Mitzi (Michelle Williams), who bears many similarities to Spielberg’s own mother, Leah, is a woman who has moored herself to the mantra of “everything happens for a reason”. She’s a concert pianist who set aside her artistry in order to raise a family, a wilful romantic who settled for the man (Paul Dano’s Burt, based on Spielberg’s father, Arnold) whose love is steady and, at its worst, airless. She’s not unhappy, for the most part, but she can only survive under the reassurance that somebody else is really at the driving wheel.
The Fabelmans, really, wasn’t all that necessary to understand Spielberg as an artist. That sense of displacement, that childlike want to heal what’s fractured, is eternally present in his work, from AI Artificial Intelligence to ET: the Extra-Terrestrial to Catch Me If You Can. But there’s something disarmingly humble about The Fabelmans and the simplicity of its desire to pinpoint the ordinary roots of future greatness.

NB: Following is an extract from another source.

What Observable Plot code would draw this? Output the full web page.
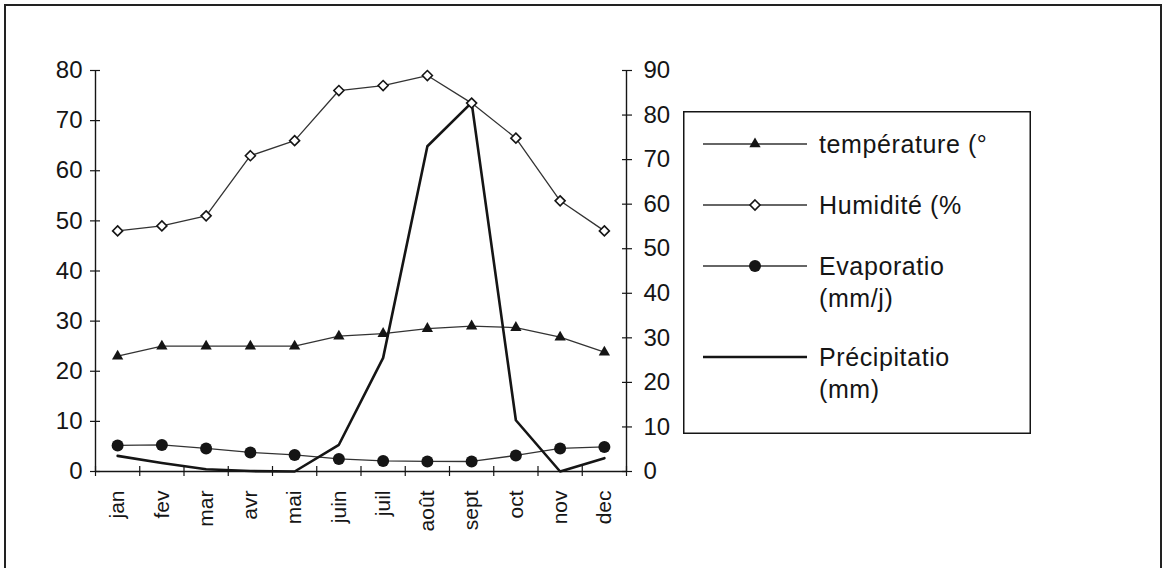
<!DOCTYPE html>
<html><head><meta charset="utf-8">
<script src="https://cdn.jsdelivr.net/npm/d3@7"></script>
<script src="https://cdn.jsdelivr.net/npm/@observablehq/plot@0.6"></script>
<style>
html,body{margin:0;padding:0;background:#fff;}
#wrap{position:relative;width:1166px;height:568px;overflow:hidden;font-family:'Liberation Sans',Arial,sans-serif;}
#frame{position:absolute;left:4px;top:4px;width:1158px;height:580px;border:2px solid #222;box-sizing:border-box;}
#chart{position:absolute;left:0;top:0;}
#legend{position:absolute;left:683px;top:111px;}
</style></head><body>
<div id="wrap"><div id="chart"></div><div id="frame"></div><div id="legend"></div></div>
<script>
const months = ["jan","fev","mar","avr","mai","juin","juil","août","sept","oct","nov","dec"];
const temperature = [23, 25, 25, 25, 25, 27, 27.5, 28.5, 29, 28.7, 26.8, 23.8];
const humidite = [48, 49, 51, 63, 66, 76, 77, 79, 73.5, 66.5, 54, 48];
const evaporation = [5.2, 5.3, 4.6, 3.8, 3.3, 2.5, 2.1, 2.0, 2.0, 3.2, 4.6, 4.9];
const precipitation = [3.5, 1.9, 0.5, 0.1, 0, 6, 25.5, 73, 82.8, 11.5, 0, 3];
const leftTicks = [0, 10, 20, 30, 40, 50, 60, 70, 80];
const rightTicks = [0, 10, 20, 30, 40, 50, 60, 70, 80, 90];
const legendLabels = [["température (°"], ["Humidité (%"], ["Evaporatio", "(mm/j)"], ["Précipitatio", "(mm)"]];

const k = 80 / 90; // right axis (0-90) to left axis (0-80)
const data = months.map((m, i) => ({i, m, t: temperature[i], h: humidite[i], e: evaporation[i], p: precipitation[i] * k}));
const ink = "#151515";

const chart = Plot.plot({
  width: 1166, height: 568,
  marginLeft: 95, marginRight: 540, marginTop: 70, marginBottom: 97,
  style: {fontFamily: "'Liberation Sans', Arial, sans-serif", background: "transparent", color: ink, overflow: "visible"},
  x: {domain: [-0.5, 11.5], label: null},
  y: {domain: [0, 80], label: null},
  marks: [
    Plot.ruleX([-0.5, 11.5], {stroke: ink, strokeWidth: 1.4}),
    Plot.ruleY([0], {stroke: ink, strokeWidth: 1.4}),
    Plot.axisY({ticks: leftTicks, tickSize: 10, dx: 5, tickPadding: 8, fontSize: 24, tickFormat: d => d, label: null, stroke: ink, strokeWidth: 1.2}),
    Plot.axisY({anchor: "right", ticks: rightTicks.map(v => v * k), tickFormat: d => Math.round(d / k), tickSize: 10, dx: -5, tickPadding: 12, fontSize: 24, label: null, stroke: ink, strokeWidth: 1.2}),
    Plot.axisX({ticks: d3.range(-0.5, 12, 1), tickSize: 10, dy: -5, tickFormat: () => "", label: null, stroke: ink, strokeWidth: 1.2}),
    Plot.axisX({ticks: d3.range(0, 12), tickSize: 0, tickRotate: -90, tickPadding: 19, tickFormat: i => months[i], fontSize: 21, label: null}),
    Plot.line(data, {x: "i", y: "h", stroke: "#333", strokeWidth: 1.3}),
    Plot.line(data, {x: "i", y: "t", stroke: "#333", strokeWidth: 1.3}),
    Plot.line(data, {x: "i", y: "e", stroke: "#333", strokeWidth: 1.3}),
    Plot.line(data, {x: "i", y: "p", stroke: ink, strokeWidth: 2.6}),
    Plot.dot(data, {x: "i", y: "h", symbol: "diamond2", r: 4.5, fill: "white", stroke: ink, strokeWidth: 1.6}),
    Plot.dot(data, {x: "i", y: "t", symbol: "triangle", r: 4.2, fill: ink, stroke: "none"}),
    Plot.dot(data, {x: "i", y: "e", r: 6, fill: ink, stroke: "none"})
  ]
});
document.getElementById("chart").appendChild(chart);

// legend
const W = 348, H = 323;
const lg = d3.select("#legend").append("svg").attr("width", W).attr("height", H);
lg.append("rect").attr("x", 0.75).attr("y", 0.75).attr("width", W - 1.5).attr("height", H - 1.5)
  .attr("fill", "white").attr("stroke", ink).attr("stroke-width", 1.5);
const rows = [33, 94, 155, 246];
const syms = [
  {type: d3.symbolTriangle, r: 4.2, fill: ink, stroke: "none", sw: 1.3},
  {type: d3.symbolDiamond2, r: 4.5, fill: "white", stroke: ink, sw: 1.3},
  {type: d3.symbolCircle, r: 6, fill: ink, stroke: "none", sw: 1.3},
  {type: null, sw: 2.6}
];
rows.forEach((y, j) => {
  const s = syms[j];
  lg.append("line").attr("x1", 20).attr("x2", 124).attr("y1", y).attr("y2", y)
    .attr("stroke", j === 3 ? ink : "#333").attr("stroke-width", s.sw);
  if (s.type) {
    lg.append("path").attr("transform", `translate(72,${y})`)
      .attr("d", d3.symbol(s.type, Math.PI * s.r * s.r)())
      .attr("fill", s.fill).attr("stroke", s.stroke).attr("stroke-width", 1.6);
  }
  legendLabels[j].forEach((t, li) => {
    lg.append("text").attr("x", 136).attr("y", y + li * 32).attr("dy", "0.35em")
      .attr("font-size", 25).attr("fill", ink).attr("letter-spacing", "0.6px")
      .attr("font-family", "'Liberation Sans', Arial, sans-serif").text(t);
  });
});
</script>
</body></html>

His onscreen surrogate, Sammy Fabelman (played first by Mateo Zoryon Francis-DeFord, then Gabriel LaBelle), allows Spielberg to imagine himself as the perfect synthesis of his real-life parents. Mitzi believes “movies are dreams”, while Burt, a computer engineer, finds pride in what he can craft with his own two hands. It’s a fair assumption for Spielberg to make, as even The Fabelmans goes to prove; here, sentimentality is given a sturdy foundation through the director’s usual virtuoso camerawork, which glides and swoops around his characters at all sorts of improbable but unshowy angles. Williams’s fairytale wistfulness is counterbalanced by Dano’s stillness, while LaBelle’s twinkly-eyed naivete is rooted in the lacquered beauty of Janusz KamiÅski’s cinematography. The film’s riotous, final-scene cameo – in which Sammy has a formative encounter with “the greatest director who ever lived” – is partly cute, partly wry and self-effacing.

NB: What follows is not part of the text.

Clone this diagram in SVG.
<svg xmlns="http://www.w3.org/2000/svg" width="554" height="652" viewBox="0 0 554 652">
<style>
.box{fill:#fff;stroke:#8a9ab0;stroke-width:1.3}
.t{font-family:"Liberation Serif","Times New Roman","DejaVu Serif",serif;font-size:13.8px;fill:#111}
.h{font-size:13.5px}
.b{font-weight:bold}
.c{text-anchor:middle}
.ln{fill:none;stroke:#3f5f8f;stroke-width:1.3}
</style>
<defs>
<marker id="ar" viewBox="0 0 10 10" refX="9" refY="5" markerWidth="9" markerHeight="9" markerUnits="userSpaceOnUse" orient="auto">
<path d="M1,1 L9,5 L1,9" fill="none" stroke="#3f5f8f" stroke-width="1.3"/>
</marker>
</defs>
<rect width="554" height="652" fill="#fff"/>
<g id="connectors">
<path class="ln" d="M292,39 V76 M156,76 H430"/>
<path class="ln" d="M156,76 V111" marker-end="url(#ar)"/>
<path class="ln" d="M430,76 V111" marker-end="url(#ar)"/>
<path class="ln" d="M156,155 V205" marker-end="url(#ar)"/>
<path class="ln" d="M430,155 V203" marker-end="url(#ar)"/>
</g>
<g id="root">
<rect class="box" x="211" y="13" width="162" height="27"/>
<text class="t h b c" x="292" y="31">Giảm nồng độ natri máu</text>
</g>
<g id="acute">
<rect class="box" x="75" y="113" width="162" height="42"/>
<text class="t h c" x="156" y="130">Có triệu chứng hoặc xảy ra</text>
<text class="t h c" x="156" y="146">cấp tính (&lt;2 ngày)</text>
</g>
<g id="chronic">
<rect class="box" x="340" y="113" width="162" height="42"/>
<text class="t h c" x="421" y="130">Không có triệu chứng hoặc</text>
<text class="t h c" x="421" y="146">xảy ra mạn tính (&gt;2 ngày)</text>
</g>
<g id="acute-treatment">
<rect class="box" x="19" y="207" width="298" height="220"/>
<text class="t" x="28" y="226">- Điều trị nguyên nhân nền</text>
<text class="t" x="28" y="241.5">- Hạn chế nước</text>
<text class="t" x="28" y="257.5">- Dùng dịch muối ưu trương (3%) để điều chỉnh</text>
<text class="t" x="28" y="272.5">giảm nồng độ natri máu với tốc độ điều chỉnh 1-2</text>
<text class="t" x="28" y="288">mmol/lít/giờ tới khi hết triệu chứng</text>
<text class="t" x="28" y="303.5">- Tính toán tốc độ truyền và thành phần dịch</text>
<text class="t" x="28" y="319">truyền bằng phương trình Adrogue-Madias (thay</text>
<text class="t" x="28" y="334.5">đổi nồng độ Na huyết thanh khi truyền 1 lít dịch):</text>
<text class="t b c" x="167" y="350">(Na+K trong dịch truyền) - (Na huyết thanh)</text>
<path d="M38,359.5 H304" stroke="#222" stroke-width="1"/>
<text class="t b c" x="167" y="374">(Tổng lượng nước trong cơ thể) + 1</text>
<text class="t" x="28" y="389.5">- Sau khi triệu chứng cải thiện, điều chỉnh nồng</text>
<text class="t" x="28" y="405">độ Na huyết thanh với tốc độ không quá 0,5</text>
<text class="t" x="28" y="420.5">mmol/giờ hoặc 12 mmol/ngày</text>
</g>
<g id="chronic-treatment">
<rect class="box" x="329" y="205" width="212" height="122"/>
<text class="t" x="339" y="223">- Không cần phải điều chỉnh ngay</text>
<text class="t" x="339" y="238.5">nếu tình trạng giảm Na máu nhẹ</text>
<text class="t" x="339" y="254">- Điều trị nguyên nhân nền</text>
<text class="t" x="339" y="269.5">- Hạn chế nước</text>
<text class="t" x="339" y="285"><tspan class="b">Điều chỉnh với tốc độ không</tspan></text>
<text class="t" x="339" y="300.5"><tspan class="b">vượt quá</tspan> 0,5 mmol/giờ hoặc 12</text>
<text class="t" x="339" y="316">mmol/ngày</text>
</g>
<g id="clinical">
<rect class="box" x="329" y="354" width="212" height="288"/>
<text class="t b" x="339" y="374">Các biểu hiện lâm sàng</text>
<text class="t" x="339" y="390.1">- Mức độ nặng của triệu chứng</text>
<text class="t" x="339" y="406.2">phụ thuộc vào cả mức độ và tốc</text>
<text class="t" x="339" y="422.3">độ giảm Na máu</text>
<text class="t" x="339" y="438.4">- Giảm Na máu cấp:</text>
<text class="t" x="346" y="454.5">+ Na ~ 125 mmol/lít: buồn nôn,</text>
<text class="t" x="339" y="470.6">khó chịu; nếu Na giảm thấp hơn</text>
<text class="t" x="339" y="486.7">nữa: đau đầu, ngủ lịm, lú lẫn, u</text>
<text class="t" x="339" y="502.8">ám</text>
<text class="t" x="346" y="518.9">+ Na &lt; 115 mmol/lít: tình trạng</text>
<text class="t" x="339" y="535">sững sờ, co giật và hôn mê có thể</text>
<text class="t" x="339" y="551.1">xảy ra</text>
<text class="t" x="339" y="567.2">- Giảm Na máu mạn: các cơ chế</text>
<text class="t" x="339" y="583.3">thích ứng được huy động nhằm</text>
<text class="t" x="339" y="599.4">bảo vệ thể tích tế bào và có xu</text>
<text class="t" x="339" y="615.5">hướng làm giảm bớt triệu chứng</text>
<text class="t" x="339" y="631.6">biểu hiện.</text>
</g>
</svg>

When Sammy’s parents take him to see his first motion picture, 1952’s The Greatest Show on Earth, he becomes obsessed with replicating its climactic crash with his toy train set. And it’s here that Spielberg starts to narrow in on the fundamental truth – that his life’s vocation wasn’t born merely out of love, but out of profound fear. The crash scared Sammy. By recreating it himself, he’s able to exert some control over it. But he also starts to realise how the camera has trained him to look for the most minute, yet illuminating, signs of existence: the slowing pulse of an ailing relative, throbbing through the skin of their neck; a line of shopping carts, herded like sheep by an incoming tornado; or the squadron-like formation of kids on bicycles (a future Spielberg staple).
The camera has allowed Sammy to see what so many others miss, which turns out to have devastating consequences not only for his parents but for his father’s best friend (Seth Rogen’s Bennie), whose constant presence has ingratiated him with the family. There’s a cynicism here that aligns The Fabelmans more with Damien Chazelle’s portrait of early Hollywood, Babylon, than it does with Sam Mendes’s recent, mawkish “love letter to cinema”, Empire of Light.

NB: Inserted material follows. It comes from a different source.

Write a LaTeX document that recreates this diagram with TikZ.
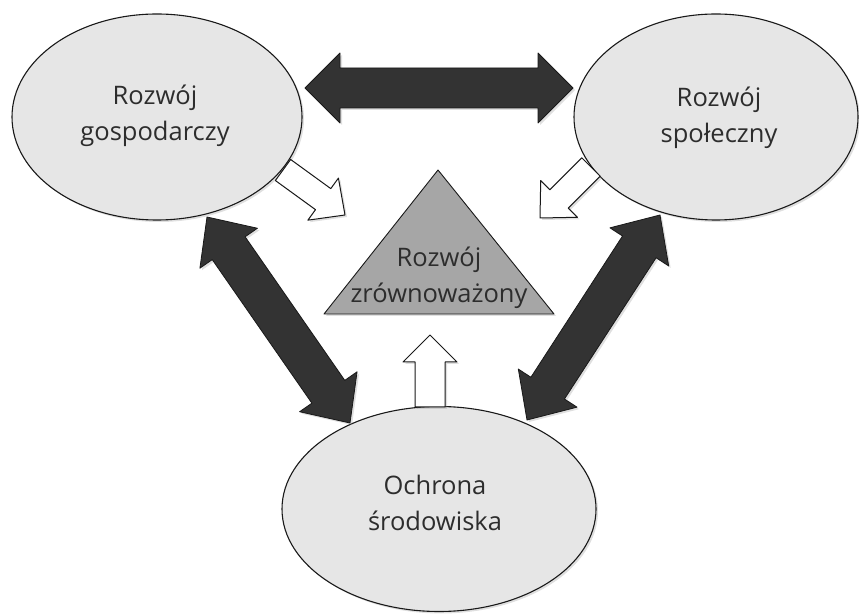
\documentclass[tikz,border=0pt]{standalone}
\usepackage{fontspec}
\setmainfont{Open Sans}
\usetikzlibrary{calc,shapes.geometric,shadows}
\definecolor{ellfill}{RGB}{230,230,230}
\definecolor{trifill}{RGB}{166,166,166}
\definecolor{darkarr}{RGB}{51,51,51}
\definecolor{linec}{RGB}{25,25,25}
\definecolor{txtc}{RGB}{45,45,45}
\tikzset{
  ell/.style={ellipse, draw=linec, line width=1.1pt, fill=ellfill, inner sep=0pt,
    drop shadow={opacity=0.25, shadow xshift=2pt, shadow yshift=-2pt}},
  lbl/.style={align=center, text=txtc, font=\fontsize{25.5}{36}\selectfont},
  darkstyle/.style={draw=linec, line width=0.8pt, fill=darkarr, line join=round,
    drop shadow={opacity=0.25, shadow xshift=2pt, shadow yshift=-2pt}},
  whitestyle/.style={draw=linec, line width=1pt, fill=white, line join=round,
    drop shadow={opacity=0.25, shadow xshift=2pt, shadow yshift=-2pt}},
  tristyle/.style={draw=linec, line width=0.9pt, fill=trifill, line join=round,
    drop shadow={opacity=0.25, shadow xshift=2pt, shadow yshift=-2pt}}
}
% #1 style, #2 from, #3 to, #4 shaft half width, #5 head half width, #6 head length
\newcommand\blkdouble[6]{%
  \pgfpointdiff{\pgfpointanchor{#2}{center}}{\pgfpointanchor{#3}{center}}%
  \pgfgetlastxy{\bax}{\bay}%
  \pgfmathsetmacro\baang{atan2(\bay,\bax)}%
  \pgfmathsetmacro\balen{veclen(\bax,\bay)}%
  \begin{scope}[shift={(#2)},rotate=\baang]
    \draw[#1] (0,0) -- (#6,#5) -- (#6,#4) -- ({\balen-#6},#4) -- ({\balen-#6},#5)
      -- (\balen,0) -- ({\balen-#6},-#5) -- ({\balen-#6},-#4) -- (#6,-#4) -- (#6,-#5) -- cycle;
  \end{scope}}
\newcommand\blksingle[6]{%
  \pgfpointdiff{\pgfpointanchor{#2}{center}}{\pgfpointanchor{#3}{center}}%
  \pgfgetlastxy{\bax}{\bay}%
  \pgfmathsetmacro\baang{atan2(\bay,\bax)}%
  \pgfmathsetmacro\balen{veclen(\bax,\bay)}%
  \begin{scope}[shift={(#2)},rotate=\baang]
    \draw[#1] (0,#4) -- ({\balen-#6},#4) -- ({\balen-#6},#5) -- (\balen,0)
      -- ({\balen-#6},-#5) -- ({\balen-#6},-#4) -- (0,-#4) -- cycle;
  \end{scope}}
\begin{document}
\begin{tikzpicture}[x=1pt,y=1pt]
\useasboundingbox (0,0) rectangle (859,613);
% ellipses
\node[ell, minimum width=290pt, minimum height=206pt] (gosp) at (157,496) {};
\node[ell, minimum width=284pt, minimum height=206pt] (spol) at (716,496) {};
\node[ell, minimum width=314pt, minimum height=205pt] (ochr) at (439,104) {};
\node[lbl] at (155,497) {Rozwój\\gospodarczy};
\node[lbl] at (719,495) {Rozwój\\społeczny};
\node[lbl] at (435,110) {Ochrona\\środowiska};
% triangle
\coordinate (tA) at (438,443);
\coordinate (tL) at (324,299);
\coordinate (tR) at (554,299);
\draw[tristyle] (tA) -- (tR) -- (tL) -- cycle;
\node[lbl] (zrow) at (439,335) {Rozwój\\zrównoważony};
% dark double arrows
\coordinate (h1) at (305,525);
\coordinate (h2) at (573,525);
\coordinate (l1) at (207,396);
\coordinate (l2) at (350,190);
\coordinate (r1) at (660,398);
\coordinate (r2) at (527,193);
\blkdouble{darkstyle}{h1}{h2}{20}{35}{35}
\blkdouble{darkstyle}{l1}{l2}{20}{35}{38}
\blkdouble{darkstyle}{r1}{r2}{20}{35}{38}
% white arrows
\coordinate (wl1) at (283,443);
\coordinate (wl2) at (345,398);
\coordinate (wr1) at (591,446);
\coordinate (wr2) at (540,395);
\coordinate (wb1) at (430,206);
\coordinate (wb2) at (430,278);
\blksingle{whitestyle}{wl1}{wl2}{13}{26}{27}
\blksingle{whitestyle}{wr1}{wr2}{13}{26}{27}
\blksingle{whitestyle}{wb1}{wb2}{15}{27}{27}
\end{tikzpicture}
\end{document}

As Sammy’s granduncle Boris (Judd Hirsch), his only relative with actual ties to the industry, warns him: “Art will give you crowns in heaven and laurels on Earth, but it’ll tear your heart out.” Spielberg’s motivation for The Fabelmans has little to do with cementing his own myth – it’s a more tender, more bittersweet journey towards the realisation that, though the camera never lies, what it shows us can be hard to swallow.
Dir: Steven Spielberg. Starring: Michelle Williams, Paul Dano, Seth Rogen, Gabriel LaBelle, Judd Hirsch. 12A, 151 minutes.